(RECORDED DATA)
##########
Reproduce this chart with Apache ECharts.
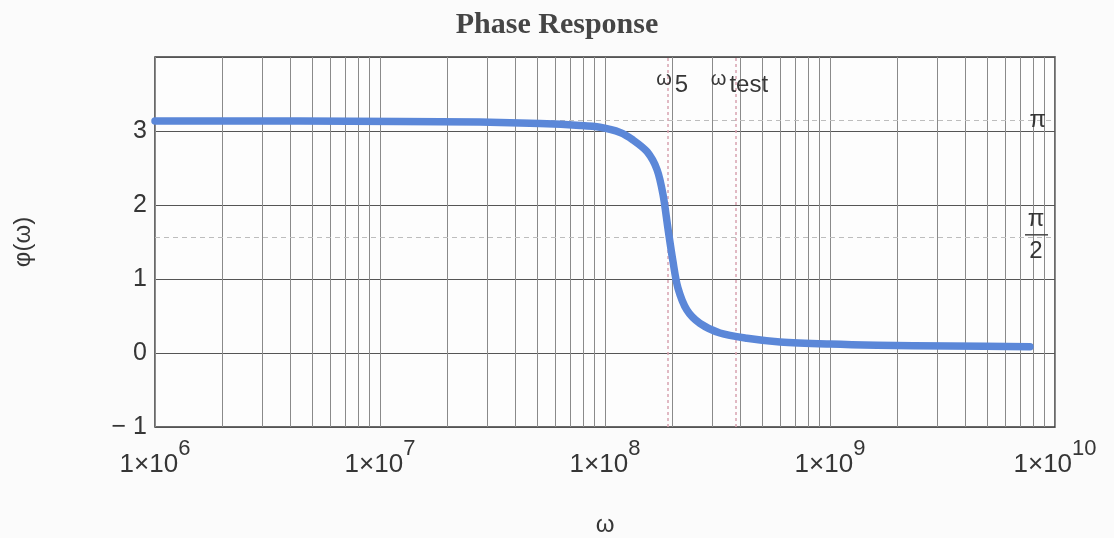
<!DOCTYPE html>
<html>
<head>
<meta charset="utf-8">
<script src="https://cdn.jsdelivr.net/npm/echarts@6/dist/echarts.min.js"></script>
<style>
  html, body { margin: 0; padding: 0; background: #fbfbfb; }
  #chart { width: 1114px; height: 538px; }
</style>
</head>
<body>
<div id="chart"></div>
<script>
// Phase response samples: angular frequency (rad/s) and phase (rad)
const omega = [
  1e6, 4.41e6, 1.227e7, 2.78e7, 5.14e7, 7.74e7, 9.5e7, 1.167e8, 1.33e8, 1.538e8,
  1.702e8, 1.811e8, 1.905e8, 2.004e8, 2.109e8, 2.312e8, 2.642e8, 3.243e8, 4.276e8,
  6.0e8, 1.0e9, 1.618e9, 3.41e9, 7.74e9
];
const phase = [
  3.135, 3.135, 3.13, 3.12, 3.10, 3.075, 3.05, 2.98, 2.88, 2.72,
  2.48, 2.14, 1.68, 1.24, 0.88, 0.58, 0.40, 0.27, 0.20,
  0.15, 0.12, 0.105, 0.095, 0.085
];

// Marked frequencies
const omega5 = 1.91e8;
const omegaTest = 3.8e8;

// Axis structure
const xMin = 1e6, xMax = 1e10;
const yMin = -1, yMax = 4;
const decades = [1e6, 1e7, 1e8, 1e9];
const mantissas = [2, 3, 4, 5, 6, 7, 8, 9];
const minorGrid = [];
decades.forEach(d => mantissas.forEach(m => minorGrid.push(m * d)));

const FONT = "'Liberation Sans', Arial, sans-serif";
const TEXT = '#363636';

const chart = echarts.init(document.getElementById('chart'));

chart.setOption({
  backgroundColor: '#fbfbfb',
  animation: false,
  title: {
    text: 'Phase Response',
    left: 'center',
    top: 5,
    textStyle: { fontFamily: "'Liberation Serif', 'Times New Roman', serif", fontWeight: 'bold', fontSize: 30, color: '#454545' }
  },
  grid: {
    left: 155, right: 59, top: 57, bottom: 111,
    outerBoundsMode: 'none',
    containLabel: false,
    show: true, borderColor: '#3a3a3a', borderWidth: 1.5, backgroundColor: '#fdfdfd'
  },
  xAxis: {
    type: 'log',
    logBase: 10,
    min: xMin,
    max: xMax,
    splitNumber: 4,
    axisLine: { show: false },
    axisTick: { show: false },
    splitLine: { show: true, lineStyle: { color: '#8a8a8a', width: 1 } },
    axisLabel: {
      margin: 11,
      color: TEXT,
      fontFamily: FONT,
      formatter: v => '{b|1×10}{s|' + Math.round(Math.log10(v)) + '}',
      rich: {
        b: { fontSize: 26, fontFamily: FONT, color: TEXT },
        s: { fontSize: 22, fontFamily: FONT, color: TEXT, padding: [0, 0, 32, 0] }
      }
    },
    name: 'ω',
    nameLocation: 'middle',
    nameGap: 86,
    nameTextStyle: { fontSize: 24, fontFamily: FONT, color: TEXT }
  },
  yAxis: {
    type: 'value',
    min: yMin,
    max: yMax,
    interval: 1,
    axisLine: { show: false },
    axisTick: { show: false },
    splitLine: { show: true, lineStyle: { color: '#555', width: 1 } },
    axisLabel: {
      margin: 8,
      fontSize: 25,
      fontFamily: FONT,
      color: TEXT,
      formatter: v => (v === yMax ? '' : (v < 0 ? '− ' + (-v) : String(v)))
    },
    name: 'φ(ω)',
    nameLocation: 'middle',
    nameGap: 120,
    nameRotate: 90,
    nameTextStyle: { fontSize: 24, fontFamily: FONT, color: TEXT }
  },
  series: [
    {
      // minor logarithmic grid (2..9 within each decade)
      type: 'line',
      data: [],
      silent: true,
      z: 1,
      markLine: {
        silent: true,
        symbol: ['none', 'none'],
        label: { show: false },
        lineStyle: { color: '#8a8a8a', width: 1, type: 'solid' },
        data: minorGrid.map(v => ({ xAxis: v }))
      }
    },
    {
      // reference levels and marked frequencies
      type: 'line',
      data: [],
      silent: true,
      z: 2,
      markLine: {
        silent: true,
        symbol: ['none', 'none'],
        data: [
          {
            yAxis: Math.PI,
            lineStyle: { color: '#bdbdbd', width: 1, type: [5, 4] },
            label: {
              show: true, position: 'insideEnd', distance: 9,
              formatter: 'π', fontSize: 24, fontFamily: FONT, color: TEXT
            }
          },
          {
            yAxis: Math.PI / 2,
            lineStyle: { color: '#bdbdbd', width: 1, type: [5, 4] },
            label: {
              show: true, position: 'insideEnd', distance: 7,
              formatter: '{n|π}\n{bar|}\n{d|2}',
              rich: {
                n: { width: 24, align: 'center', fontSize: 24, lineHeight: 22, fontFamily: FONT, color: TEXT },
                bar: { width: 23, height: 1.5, backgroundColor: '#444', lineHeight: 8 },
                d: { width: 24, align: 'center', fontSize: 24, lineHeight: 26, fontFamily: FONT, color: TEXT }
              }
            }
          },
          {
            xAxis: omega5,
            lineStyle: { color: '#d8a3b0', width: 1.5, type: [3, 3] },
            label: { show: false }
          },
          {
            xAxis: omegaTest,
            lineStyle: { color: '#d8a3b0', width: 1.5, type: [3, 3] },
            label: { show: false }
          }
        ]
      },
      markPoint: {
        silent: true,
        symbol: 'circle',
        symbolSize: 0,
        label: {
          show: true,
          position: 'inside',
          offset: [4, 0],
          color: TEXT,
          rich: {
            w: { fontSize: 20, fontFamily: FONT, color: TEXT, padding: [0, 3, 12, 0] },
            n: { fontSize: 24, fontFamily: FONT, color: TEXT }
          }
        },
        data: [
          { coord: [omega5, 3.62], label: { formatter: '{w|ω}{n|5}' } },
          { coord: [omegaTest, 3.62], label: { formatter: '{w|ω}{n|test}' } }
        ]
      }
    },
    {
      name: 'φ(ω)',
      type: 'line',
      z: 5,
      data: omega.map((w, i) => [w, phase[i]]),
      showSymbol: false,
      smooth: 0.3,
      lineStyle: { width: 7.5, color: '#5b87d8', cap: 'round', join: 'round' }
    }
  ]
});
</script>
</body>
</html>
##########
(WHAT YOU WILL DO) Working from the lines above, reproduce the material exactly and exclude its pictures.

(RESULT FOR THIS TASK)
Reproduce this chart with Apache ECharts.
<!DOCTYPE html>
<html>
<head>
<meta charset="utf-8">
<script src="https://cdn.jsdelivr.net/npm/echarts@6/dist/echarts.min.js"></script>
<style>
  html, body { margin: 0; padding: 0; background: #fbfbfb; }
  #chart { width: 1114px; height: 538px; }
</style>
</head>
<body>
<div id="chart"></div>
<script>
// Phase response samples: angular frequency (rad/s) and phase (rad)
const omega = [
  1e6, 4.41e6, 1.227e7, 2.78e7, 5.14e7, 7.74e7, 9.5e7, 1.167e8, 1.33e8, 1.538e8,
  1.702e8, 1.811e8, 1.905e8, 2.004e8, 2.109e8, 2.312e8, 2.642e8, 3.243e8, 4.276e8,
  6.0e8, 1.0e9, 1.618e9, 3.41e9, 7.74e9
];
const phase = [
  3.135, 3.135, 3.13, 3.12, 3.10, 3.075, 3.05, 2.98, 2.88, 2.72,
  2.48, 2.14, 1.68, 1.24, 0.88, 0.58, 0.40, 0.27, 0.20,
  0.15, 0.12, 0.105, 0.095, 0.085
];

// Marked frequencies
const omega5 = 1.91e8;
const omegaTest = 3.8e8;

// Axis structure
const xMin = 1e6, xMax = 1e10;
const yMin = -1, yMax = 4;
const decades = [1e6, 1e7, 1e8, 1e9];
const mantissas = [2, 3, 4, 5, 6, 7, 8, 9];
const minorGrid = [];
decades.forEach(d => mantissas.forEach(m => minorGrid.push(m * d)));

const FONT = "'Liberation Sans', Arial, sans-serif";
const TEXT = '#363636';

const chart = echarts.init(document.getElementById('chart'));

chart.setOption({
  backgroundColor: '#fbfbfb',
  animation: false,
  title: {
    text: 'Phase Response',
    left: 'center',
    top: 5,
    textStyle: { fontFamily: "'Liberation Serif', 'Times New Roman', serif", fontWeight: 'bold', fontSize: 30, color: '#454545' }
  },
  grid: {
    left: 155, right: 59, top: 57, bottom: 111,
    outerBoundsMode: 'none',
    containLabel: false,
    show: true, borderColor: '#3a3a3a', borderWidth: 1.5, backgroundColor: '#fdfdfd'
  },
  xAxis: {
    type: 'log',
    logBase: 10,
    min: xMin,
    max: xMax,
    splitNumber: 4,
    axisLine: { show: false },
    axisTick: { show: false },
    splitLine: { show: true, lineStyle: { color: '#8a8a8a', width: 1 } },
    axisLabel: {
      margin: 11,
      color: TEXT,
      fontFamily: FONT,
      formatter: v => '{b|1×10}{s|' + Math.round(Math.log10(v)) + '}',
      rich: {
        b: { fontSize: 26, fontFamily: FONT, color: TEXT },
        s: { fontSize: 22, fontFamily: FONT, color: TEXT, padding: [0, 0, 32, 0] }
      }
    },
    name: 'ω',
    nameLocation: 'middle',
    nameGap: 86,
    nameTextStyle: { fontSize: 24, fontFamily: FONT, color: TEXT }
  },
  yAxis: {
    type: 'value',
    min: yMin,
    max: yMax,
    interval: 1,
    axisLine: { show: false },
    axisTick: { show: false },
    splitLine: { show: true, lineStyle: { color: '#555', width: 1 } },
    axisLabel: {
      margin: 8,
      fontSize: 25,
      fontFamily: FONT,
      color: TEXT,
      formatter: v => (v === yMax ? '' : (v < 0 ? '− ' + (-v) : String(v)))
    },
    name: 'φ(ω)',
    nameLocation: 'middle',
    nameGap: 120,
    nameRotate: 90,
    nameTextStyle: { fontSize: 24, fontFamily: FONT, color: TEXT }
  },
  series: [
    {
      // minor logarithmic grid (2..9 within each decade)
      type: 'line',
      data: [],
      silent: true,
      z: 1,
      markLine: {
        silent: true,
        symbol: ['none', 'none'],
        label: { show: false },
        lineStyle: { color: '#8a8a8a', width: 1, type: 'solid' },
        data: minorGrid.map(v => ({ xAxis: v }))
      }
    },
    {
      // reference levels and marked frequencies
      type: 'line',
      data: [],
      silent: true,
      z: 2,
      markLine: {
        silent: true,
        symbol: ['none', 'none'],
        data: [
          {
            yAxis: Math.PI,
            lineStyle: { color: '#bdbdbd', width: 1, type: [5, 4] },
            label: {
              show: true, position: 'insideEnd', distance: 9,
              formatter: 'π', fontSize: 24, fontFamily: FONT, color: TEXT
            }
          },
          {
            yAxis: Math.PI / 2,
            lineStyle: { color: '#bdbdbd', width: 1, type: [5, 4] },
            label: {
              show: true, position: 'insideEnd', distance: 7,
              formatter: '{n|π}\n{bar|}\n{d|2}',
              rich: {
                n: { width: 24, align: 'center', fontSize: 24, lineHeight: 22, fontFamily: FONT, color: TEXT },
                bar: { width: 23, height: 1.5, backgroundColor: '#444', lineHeight: 8 },
                d: { width: 24, align: 'center', fontSize: 24, lineHeight: 26, fontFamily: FONT, color: TEXT }
              }
            }
          },
          {
            xAxis: omega5,
            lineStyle: { color: '#d8a3b0', width: 1.5, type: [3, 3] },
            label: { show: false }
          },
          {
            xAxis: omegaTest,
            lineStyle: { color: '#d8a3b0', width: 1.5, type: [3, 3] },
            label: { show: false }
          }
        ]
      },
      markPoint: {
        silent: true,
        symbol: 'circle',
        symbolSize: 0,
        label: {
          show: true,
          position: 'inside',
          offset: [4, 0],
          color: TEXT,
          rich: {
            w: { fontSize: 20, fontFamily: FONT, color: TEXT, padding: [0, 3, 12, 0] },
            n: { fontSize: 24, fontFamily: FONT, color: TEXT }
          }
        },
        data: [
          { coord: [omega5, 3.62], label: { formatter: '{w|ω}{n|5}' } },
          { coord: [omegaTest, 3.62], label: { formatter: '{w|ω}{n|test}' } }
        ]
      }
    },
    {
      name: 'φ(ω)',
      type: 'line',
      z: 5,
      data: omega.map((w, i) => [w, phase[i]]),
      showSymbol: false,
      smooth: 0.3,
      lineStyle: { width: 7.5, color: '#5b87d8', cap: 'round', join: 'round' }
    }
  ]
});
</script>
</body>
</html>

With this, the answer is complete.